How Credit Scores Affect Premiums
Research shows that individuals with higher credit scores tend to pay less for auto and home insurance. Conversely, those with lower scores may face higher premiums. This is because insurers associate poor credit with a higher probability of claims or losses.
Auto Insurance
Auto insurance companies often use credit-based insurance scores to set premiums. A good score can lead to discounts, while a poor score might result in increased rates. This practice is common in many states, though some have regulations limiting its use.
Home Insurance
For homeowners, credit scores also play a role in determining premiums. Insurers consider credit information to evaluate the risk of potential claims related to property damage or theft. Maintaining good credit can help reduce costs.

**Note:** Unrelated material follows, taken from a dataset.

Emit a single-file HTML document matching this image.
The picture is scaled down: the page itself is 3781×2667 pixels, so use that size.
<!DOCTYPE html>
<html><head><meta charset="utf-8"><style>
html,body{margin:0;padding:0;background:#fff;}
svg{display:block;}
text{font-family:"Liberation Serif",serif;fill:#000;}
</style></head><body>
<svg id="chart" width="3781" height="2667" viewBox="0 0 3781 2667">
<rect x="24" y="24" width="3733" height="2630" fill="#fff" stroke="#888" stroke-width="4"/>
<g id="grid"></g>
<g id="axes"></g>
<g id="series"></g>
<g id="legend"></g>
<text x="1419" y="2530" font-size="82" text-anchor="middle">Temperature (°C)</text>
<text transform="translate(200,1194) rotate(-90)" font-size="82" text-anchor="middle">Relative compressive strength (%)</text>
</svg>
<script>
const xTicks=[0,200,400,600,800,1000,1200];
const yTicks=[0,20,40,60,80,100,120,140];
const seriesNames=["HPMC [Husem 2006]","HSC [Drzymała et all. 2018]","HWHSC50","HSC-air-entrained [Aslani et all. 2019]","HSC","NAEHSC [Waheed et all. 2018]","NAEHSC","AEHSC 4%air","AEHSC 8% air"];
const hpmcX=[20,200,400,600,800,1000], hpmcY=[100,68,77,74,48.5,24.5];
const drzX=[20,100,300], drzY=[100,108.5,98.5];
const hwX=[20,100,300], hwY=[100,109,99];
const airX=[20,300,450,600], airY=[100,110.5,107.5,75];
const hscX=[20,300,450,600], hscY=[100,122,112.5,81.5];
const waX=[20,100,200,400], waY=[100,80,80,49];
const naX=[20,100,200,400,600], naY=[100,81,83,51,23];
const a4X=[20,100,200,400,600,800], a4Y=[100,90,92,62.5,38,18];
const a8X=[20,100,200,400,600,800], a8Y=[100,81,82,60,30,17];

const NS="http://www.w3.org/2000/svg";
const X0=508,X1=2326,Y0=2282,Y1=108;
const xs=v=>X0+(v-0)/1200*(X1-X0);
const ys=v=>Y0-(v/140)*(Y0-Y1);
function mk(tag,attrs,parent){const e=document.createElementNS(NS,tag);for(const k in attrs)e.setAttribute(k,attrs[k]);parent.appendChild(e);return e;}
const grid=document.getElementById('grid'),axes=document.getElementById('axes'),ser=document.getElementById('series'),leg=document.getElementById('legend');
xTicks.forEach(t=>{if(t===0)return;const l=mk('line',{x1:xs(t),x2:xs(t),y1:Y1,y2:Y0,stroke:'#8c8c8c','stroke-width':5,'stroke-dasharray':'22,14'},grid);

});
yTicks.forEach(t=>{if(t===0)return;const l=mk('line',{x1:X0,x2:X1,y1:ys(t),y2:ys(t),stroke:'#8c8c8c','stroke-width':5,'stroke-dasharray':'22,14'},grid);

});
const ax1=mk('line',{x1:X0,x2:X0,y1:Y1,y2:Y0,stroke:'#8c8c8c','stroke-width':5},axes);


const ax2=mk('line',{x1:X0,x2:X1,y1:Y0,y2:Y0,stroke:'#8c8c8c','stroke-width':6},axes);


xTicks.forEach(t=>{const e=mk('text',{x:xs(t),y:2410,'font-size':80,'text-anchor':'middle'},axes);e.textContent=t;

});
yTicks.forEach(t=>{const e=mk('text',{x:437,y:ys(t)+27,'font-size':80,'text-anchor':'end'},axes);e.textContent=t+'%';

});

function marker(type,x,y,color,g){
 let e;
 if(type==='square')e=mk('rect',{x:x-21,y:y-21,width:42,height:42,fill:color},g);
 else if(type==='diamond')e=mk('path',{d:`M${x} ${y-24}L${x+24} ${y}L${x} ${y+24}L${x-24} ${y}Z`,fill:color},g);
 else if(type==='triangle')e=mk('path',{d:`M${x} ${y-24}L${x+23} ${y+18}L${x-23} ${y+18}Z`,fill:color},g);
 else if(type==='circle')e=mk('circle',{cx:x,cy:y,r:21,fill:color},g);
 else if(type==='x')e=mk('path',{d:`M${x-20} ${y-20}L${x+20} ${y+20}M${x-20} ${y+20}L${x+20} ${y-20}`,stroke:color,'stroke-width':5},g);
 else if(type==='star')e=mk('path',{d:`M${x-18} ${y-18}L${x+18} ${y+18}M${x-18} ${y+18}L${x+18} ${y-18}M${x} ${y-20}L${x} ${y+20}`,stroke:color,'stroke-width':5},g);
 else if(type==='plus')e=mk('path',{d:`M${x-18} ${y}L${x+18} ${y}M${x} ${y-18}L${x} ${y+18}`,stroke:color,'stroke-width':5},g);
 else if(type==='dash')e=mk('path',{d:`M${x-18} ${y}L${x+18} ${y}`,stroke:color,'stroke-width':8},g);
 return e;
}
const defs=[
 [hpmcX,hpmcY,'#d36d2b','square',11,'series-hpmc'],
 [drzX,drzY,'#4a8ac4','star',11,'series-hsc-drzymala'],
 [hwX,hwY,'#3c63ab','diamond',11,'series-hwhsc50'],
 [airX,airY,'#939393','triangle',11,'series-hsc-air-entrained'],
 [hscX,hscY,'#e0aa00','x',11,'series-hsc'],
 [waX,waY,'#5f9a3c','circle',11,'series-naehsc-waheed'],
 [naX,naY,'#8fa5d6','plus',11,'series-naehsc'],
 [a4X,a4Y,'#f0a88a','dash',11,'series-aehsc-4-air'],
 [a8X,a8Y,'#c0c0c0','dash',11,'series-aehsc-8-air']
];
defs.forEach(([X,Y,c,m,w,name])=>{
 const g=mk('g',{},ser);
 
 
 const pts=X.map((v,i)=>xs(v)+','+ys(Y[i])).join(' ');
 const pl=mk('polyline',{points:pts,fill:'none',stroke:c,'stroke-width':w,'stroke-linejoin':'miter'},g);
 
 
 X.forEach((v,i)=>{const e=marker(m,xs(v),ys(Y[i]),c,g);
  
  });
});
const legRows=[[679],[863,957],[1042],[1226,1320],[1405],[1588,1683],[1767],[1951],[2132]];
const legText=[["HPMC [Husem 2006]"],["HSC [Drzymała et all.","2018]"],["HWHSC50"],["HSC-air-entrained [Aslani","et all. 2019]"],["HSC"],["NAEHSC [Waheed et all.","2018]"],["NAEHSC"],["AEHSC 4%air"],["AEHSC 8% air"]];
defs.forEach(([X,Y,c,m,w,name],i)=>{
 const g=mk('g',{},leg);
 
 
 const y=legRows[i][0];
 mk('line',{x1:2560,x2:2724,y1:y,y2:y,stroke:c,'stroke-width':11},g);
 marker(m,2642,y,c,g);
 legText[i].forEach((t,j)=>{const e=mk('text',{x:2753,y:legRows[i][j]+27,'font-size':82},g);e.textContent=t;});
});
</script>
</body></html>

Improving Your Credit Score
To potentially lower your insurance premiums, focus on improving your credit score. Some effective strategies include paying bills on time, reducing debt, and avoiding opening multiple new accounts at once. Regularly checking your credit report for errors is also important.
Conclusion
Your credit score can significantly impact your insurance premiums. By understanding this connection and taking steps to improve your credit, you can save money on your insurance costs over time. Staying financially responsible benefits both your wallet and your peace of mind.